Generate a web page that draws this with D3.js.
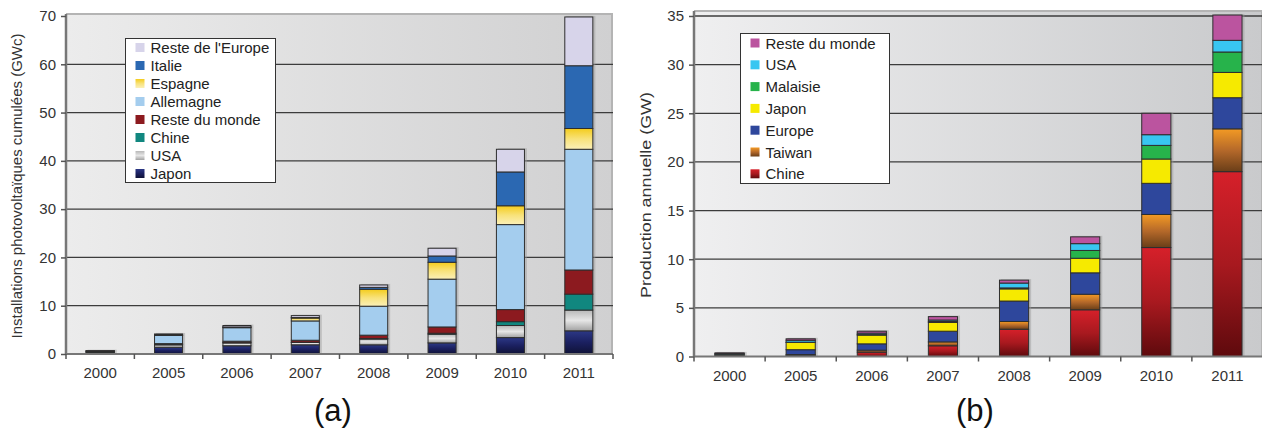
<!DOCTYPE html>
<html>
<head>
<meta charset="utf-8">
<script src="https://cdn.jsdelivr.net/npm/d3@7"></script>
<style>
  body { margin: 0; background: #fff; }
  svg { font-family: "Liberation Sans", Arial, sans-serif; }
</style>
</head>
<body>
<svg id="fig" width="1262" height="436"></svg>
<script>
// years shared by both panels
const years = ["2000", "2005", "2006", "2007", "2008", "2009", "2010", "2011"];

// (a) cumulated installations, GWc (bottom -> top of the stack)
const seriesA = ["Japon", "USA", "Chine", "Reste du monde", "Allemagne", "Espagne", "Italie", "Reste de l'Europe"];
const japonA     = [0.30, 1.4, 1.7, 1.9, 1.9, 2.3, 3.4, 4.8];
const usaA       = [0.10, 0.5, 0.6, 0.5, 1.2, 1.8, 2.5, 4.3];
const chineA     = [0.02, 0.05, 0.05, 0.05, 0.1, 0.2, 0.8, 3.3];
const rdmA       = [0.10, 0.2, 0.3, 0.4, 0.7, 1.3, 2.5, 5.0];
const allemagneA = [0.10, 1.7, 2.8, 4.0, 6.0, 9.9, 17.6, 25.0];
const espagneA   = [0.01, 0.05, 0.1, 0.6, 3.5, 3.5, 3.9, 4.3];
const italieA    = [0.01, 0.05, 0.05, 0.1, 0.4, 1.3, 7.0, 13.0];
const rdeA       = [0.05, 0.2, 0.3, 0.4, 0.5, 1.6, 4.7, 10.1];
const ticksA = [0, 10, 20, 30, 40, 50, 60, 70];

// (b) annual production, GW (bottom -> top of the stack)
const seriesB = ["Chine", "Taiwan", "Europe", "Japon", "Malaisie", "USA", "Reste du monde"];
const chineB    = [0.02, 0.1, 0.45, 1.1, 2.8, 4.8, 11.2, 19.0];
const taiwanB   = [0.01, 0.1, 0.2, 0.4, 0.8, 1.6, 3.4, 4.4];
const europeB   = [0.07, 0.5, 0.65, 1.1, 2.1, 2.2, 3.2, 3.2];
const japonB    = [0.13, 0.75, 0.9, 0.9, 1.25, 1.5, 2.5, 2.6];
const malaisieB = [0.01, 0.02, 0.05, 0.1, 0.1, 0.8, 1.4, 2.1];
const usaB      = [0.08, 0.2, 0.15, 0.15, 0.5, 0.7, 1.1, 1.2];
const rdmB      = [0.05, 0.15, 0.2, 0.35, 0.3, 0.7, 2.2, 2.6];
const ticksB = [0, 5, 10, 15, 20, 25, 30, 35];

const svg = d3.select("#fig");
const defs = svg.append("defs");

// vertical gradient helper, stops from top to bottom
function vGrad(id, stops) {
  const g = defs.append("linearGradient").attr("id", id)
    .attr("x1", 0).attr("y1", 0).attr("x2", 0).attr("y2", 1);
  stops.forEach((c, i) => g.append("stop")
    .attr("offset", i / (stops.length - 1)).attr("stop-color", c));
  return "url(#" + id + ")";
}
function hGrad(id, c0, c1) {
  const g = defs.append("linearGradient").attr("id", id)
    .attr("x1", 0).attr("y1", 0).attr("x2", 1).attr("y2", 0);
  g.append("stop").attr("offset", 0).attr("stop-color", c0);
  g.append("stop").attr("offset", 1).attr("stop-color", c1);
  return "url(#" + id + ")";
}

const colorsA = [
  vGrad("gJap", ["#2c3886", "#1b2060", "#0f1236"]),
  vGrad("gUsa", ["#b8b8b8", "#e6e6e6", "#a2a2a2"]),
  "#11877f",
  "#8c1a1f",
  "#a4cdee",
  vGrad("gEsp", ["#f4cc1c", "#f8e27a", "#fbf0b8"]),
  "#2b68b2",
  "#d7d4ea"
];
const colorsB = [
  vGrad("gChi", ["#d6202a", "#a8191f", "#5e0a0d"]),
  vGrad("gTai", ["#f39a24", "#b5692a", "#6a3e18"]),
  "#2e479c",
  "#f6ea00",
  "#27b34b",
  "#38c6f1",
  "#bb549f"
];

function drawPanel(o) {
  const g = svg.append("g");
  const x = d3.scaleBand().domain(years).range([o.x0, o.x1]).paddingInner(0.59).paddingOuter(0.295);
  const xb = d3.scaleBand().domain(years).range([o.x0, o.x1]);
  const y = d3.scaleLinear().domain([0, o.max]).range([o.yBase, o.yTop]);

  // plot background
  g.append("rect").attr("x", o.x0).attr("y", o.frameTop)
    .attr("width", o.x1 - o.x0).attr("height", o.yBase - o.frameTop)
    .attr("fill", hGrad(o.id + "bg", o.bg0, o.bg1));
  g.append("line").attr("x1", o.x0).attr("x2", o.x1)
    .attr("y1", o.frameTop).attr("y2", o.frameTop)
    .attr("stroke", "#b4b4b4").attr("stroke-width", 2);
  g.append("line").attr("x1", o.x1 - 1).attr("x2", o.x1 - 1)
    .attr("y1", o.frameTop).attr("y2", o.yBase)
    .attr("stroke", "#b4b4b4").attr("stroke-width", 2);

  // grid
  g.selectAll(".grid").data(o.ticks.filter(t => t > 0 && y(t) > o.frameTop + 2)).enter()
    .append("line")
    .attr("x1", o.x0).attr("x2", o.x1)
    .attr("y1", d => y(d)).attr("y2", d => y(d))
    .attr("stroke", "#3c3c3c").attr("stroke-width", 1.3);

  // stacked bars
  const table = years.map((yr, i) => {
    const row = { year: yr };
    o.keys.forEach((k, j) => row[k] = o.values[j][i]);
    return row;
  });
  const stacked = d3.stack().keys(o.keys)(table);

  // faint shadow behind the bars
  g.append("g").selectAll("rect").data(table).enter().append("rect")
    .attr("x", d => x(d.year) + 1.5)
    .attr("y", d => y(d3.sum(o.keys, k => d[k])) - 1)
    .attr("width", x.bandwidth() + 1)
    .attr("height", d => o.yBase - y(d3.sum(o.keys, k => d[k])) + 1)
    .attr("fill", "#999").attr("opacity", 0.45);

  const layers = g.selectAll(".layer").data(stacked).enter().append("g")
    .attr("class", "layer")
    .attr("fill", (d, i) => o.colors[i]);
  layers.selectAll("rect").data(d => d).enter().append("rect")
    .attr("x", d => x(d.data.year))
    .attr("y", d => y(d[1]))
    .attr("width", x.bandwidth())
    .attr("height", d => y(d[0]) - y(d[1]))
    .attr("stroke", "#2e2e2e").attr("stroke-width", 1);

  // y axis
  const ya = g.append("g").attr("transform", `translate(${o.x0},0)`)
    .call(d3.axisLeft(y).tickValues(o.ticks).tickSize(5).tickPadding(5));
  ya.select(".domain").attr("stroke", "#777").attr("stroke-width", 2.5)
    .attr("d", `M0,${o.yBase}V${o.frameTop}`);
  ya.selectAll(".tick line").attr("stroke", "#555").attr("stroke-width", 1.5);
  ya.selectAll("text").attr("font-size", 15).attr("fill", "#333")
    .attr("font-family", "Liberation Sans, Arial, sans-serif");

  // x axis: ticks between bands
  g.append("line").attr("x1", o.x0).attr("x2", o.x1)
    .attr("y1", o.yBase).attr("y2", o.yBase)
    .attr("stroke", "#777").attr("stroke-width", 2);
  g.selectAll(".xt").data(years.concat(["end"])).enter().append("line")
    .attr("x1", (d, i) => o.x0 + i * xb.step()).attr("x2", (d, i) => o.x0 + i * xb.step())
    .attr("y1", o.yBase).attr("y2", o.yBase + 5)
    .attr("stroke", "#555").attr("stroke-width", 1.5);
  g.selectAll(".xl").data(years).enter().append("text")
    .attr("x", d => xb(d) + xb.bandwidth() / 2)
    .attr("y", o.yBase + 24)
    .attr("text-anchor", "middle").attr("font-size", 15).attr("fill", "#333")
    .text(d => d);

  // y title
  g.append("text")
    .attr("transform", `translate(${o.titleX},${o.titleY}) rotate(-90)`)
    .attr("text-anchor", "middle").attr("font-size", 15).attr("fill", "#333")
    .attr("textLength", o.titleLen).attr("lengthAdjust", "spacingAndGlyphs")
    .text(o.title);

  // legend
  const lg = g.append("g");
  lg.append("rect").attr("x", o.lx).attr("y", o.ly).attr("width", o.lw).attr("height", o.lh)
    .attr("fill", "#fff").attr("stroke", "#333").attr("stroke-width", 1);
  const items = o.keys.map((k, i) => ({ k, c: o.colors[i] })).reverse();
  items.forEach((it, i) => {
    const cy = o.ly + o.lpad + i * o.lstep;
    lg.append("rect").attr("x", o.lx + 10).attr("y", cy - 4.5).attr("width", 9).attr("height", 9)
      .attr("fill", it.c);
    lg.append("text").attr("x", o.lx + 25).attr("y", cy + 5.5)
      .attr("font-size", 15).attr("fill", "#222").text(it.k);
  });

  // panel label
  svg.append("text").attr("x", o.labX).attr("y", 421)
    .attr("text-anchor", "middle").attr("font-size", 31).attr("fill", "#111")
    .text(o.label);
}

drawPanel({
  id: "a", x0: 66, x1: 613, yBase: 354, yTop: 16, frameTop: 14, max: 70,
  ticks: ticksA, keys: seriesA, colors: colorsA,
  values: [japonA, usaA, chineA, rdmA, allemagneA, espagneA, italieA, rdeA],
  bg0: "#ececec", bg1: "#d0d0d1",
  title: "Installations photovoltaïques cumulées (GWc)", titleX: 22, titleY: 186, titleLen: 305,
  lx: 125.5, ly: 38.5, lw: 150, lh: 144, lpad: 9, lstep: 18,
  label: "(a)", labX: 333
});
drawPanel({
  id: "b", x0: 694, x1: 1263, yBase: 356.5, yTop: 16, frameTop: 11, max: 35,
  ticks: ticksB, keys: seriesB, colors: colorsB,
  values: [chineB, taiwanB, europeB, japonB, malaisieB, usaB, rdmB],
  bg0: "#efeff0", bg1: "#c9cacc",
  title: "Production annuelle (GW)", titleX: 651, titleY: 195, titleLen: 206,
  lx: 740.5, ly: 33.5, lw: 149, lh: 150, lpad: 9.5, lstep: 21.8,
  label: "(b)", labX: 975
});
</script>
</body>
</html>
⁂
▶ [Required work]:
Return nothing but the lines running from the start of the data to the line with "const ticksA = [0, 10, 20, 30, 40, 50, 60, 70];", please, both ends included and no pictures.

▶ [Expected output]:
Generate a web page that draws this with D3.js.
<!DOCTYPE html>
<html>
<head>
<meta charset="utf-8">
<script src="https://cdn.jsdelivr.net/npm/d3@7"></script>
<style>
  body { margin: 0; background: #fff; }
  svg { font-family: "Liberation Sans", Arial, sans-serif; }
</style>
</head>
<body>
<svg id="fig" width="1262" height="436"></svg>
<script>
// years shared by both panels
const years = ["2000", "2005", "2006", "2007", "2008", "2009", "2010", "2011"];

// (a) cumulated installations, GWc (bottom -> top of the stack)
const seriesA = ["Japon", "USA", "Chine", "Reste du monde", "Allemagne", "Espagne", "Italie", "Reste de l'Europe"];
const japonA     = [0.30, 1.4, 1.7, 1.9, 1.9, 2.3, 3.4, 4.8];
const usaA       = [0.10, 0.5, 0.6, 0.5, 1.2, 1.8, 2.5, 4.3];
const chineA     = [0.02, 0.05, 0.05, 0.05, 0.1, 0.2, 0.8, 3.3];
const rdmA       = [0.10, 0.2, 0.3, 0.4, 0.7, 1.3, 2.5, 5.0];
const allemagneA = [0.10, 1.7, 2.8, 4.0, 6.0, 9.9, 17.6, 25.0];
const espagneA   = [0.01, 0.05, 0.1, 0.6, 3.5, 3.5, 3.9, 4.3];
const italieA    = [0.01, 0.05, 0.05, 0.1, 0.4, 1.3, 7.0, 13.0];
const rdeA       = [0.05, 0.2, 0.3, 0.4, 0.5, 1.6, 4.7, 10.1];
const ticksA = [0, 10, 20, 30, 40, 50, 60, 70];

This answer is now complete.